The lowdown on high-tech kitchens

Technology and mixed metals define today’s kitchens
What’s new in technology, mixed metals and storage (Photo: Alexander Kondriianenko, Dreamstime)

 

High-tech options for the kitchen abound. Nowadays, even the kitchen sink can go high-tech. With smart, wireless, touch-screen and voice-activated options, almost everything electronic can be programmed remotely. Many of the myriad features are still relatively new, but every year, more home owners choose high-tech kitchen appliances. According to the 2019 U.S. Houzz Kitchen Trends Survey, 30% of consumers upgraded to high-tech appliances this year, while 25% did so in 2018. The most prevalent high-tech touch is wireless controls, a feature that’s almost doubled over the last year from 9% in 2018 to 16% in 2019, wireless is followed by a color touchscreen display (11%) built-in speakers (6%), built-in apps for things like recipes or weather (4%), and smart-meter connectedness (3%).

Technology is working its way into modern kitchens in other ways, too. In addition to the 60% of those adding a new television, a full half (50%) of your customers crave the convenience of a steady internet connection in the way of a kitchen docking or charging station. Docking/charging stations—especially if they’re built in and/or hidden—typically include various USB ports for the smartphones, tablets, laptops, smart speakers and other gadgets that make today’s world go round. Indeed, home owners are adopting home assistants (31%), wireless/Bluetooth speakers (29%) and even dedicated kitchen tablets (17%).
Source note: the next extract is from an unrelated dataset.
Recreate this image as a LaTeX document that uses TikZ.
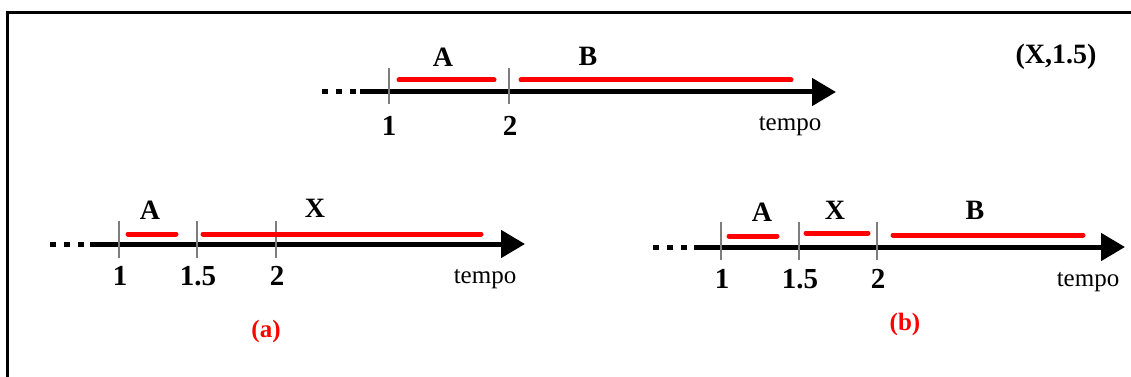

The sky’s the limit for clients with beefier budgets, who may be keen on exploring high-tech upgrades to refrigerators, dishwashers, microwaves, ranges and even range hoods, but even remodelers of more modest means will be interested in adding a smart speaker (quite handy for measurement conversions, setting competing timers, cocktail recipes and more) or USB port.

Metal mixtures spice up fixtures

In a word, kitchen hardware is getting bolder. Everything from drawer pulls, faucets, light fixtures and knobs are coming out in bold metallics. These details can easily be incorporated and swapped out, and the trend is especially focused on mixed-metal looks, as the majority (54%) of remodelers elect fixtures with different metal finishes.

Oil-rubbed bronze, pewter, brushed or satin black and gunmetal surfaces are particularly hot right now, as is mixing them with more golden-hued varieties like copper and bronze. For higher-end clients, copper is also experiencing a resurgence, with more home owners gravitating to copper-trimmed built-in ovens, fixtures or other elements. For those with a less expansive budget, however, strategically hung copper pots and pans inject just the right amount of luster.

Of the 46% of homeowners who stick with the same finishes throughout the kitchen, matte nickel surfaces—either brushed or satin—are by far the most popular, chosen by 44%. More traditional materials are on the way out, as only 13% opted for matte chrome, 11% chose shiny stainless steel, and a mere 8% upgraded to polished, ultra-shiny chrome.

To really nail this look, try incorporating two or three different metal finishes—using more can make the space can appear jumbled and cluttered. For a more understated aesthetic, upgrading one key fixture—such as a sink faucet, pendant light, or drawer pulls—is a great way to usher in a more contemporary style.

Feature-worthy faucets

When the water flows this year, it will be from tricked-out, often high-tech taps. With fabulous metallic surfaces and classic throw-back retro looks, statement faucets are a relatively easy and cost-effective upgrade. Indeed, Houzz puts faucets at the fourth most common kitchen upgrade, with 83% of home remodelers fixated on updating the faucet or other plumbing fixtures.

While dramatic and elegant faucets are wildly popular, taps are also becoming more functional. A full 57% of homeowners find high-tech faucets appealing, with water-efficient taps leading the way at 30%. Fingerprint-free surfaces were chosen by 24%, while another 22% upgraded to touch-only or touch-free units that help mitigate cross-contamination. Both single-color and temperature-display LED faucet lights attracted 3% of kitchen remodelers.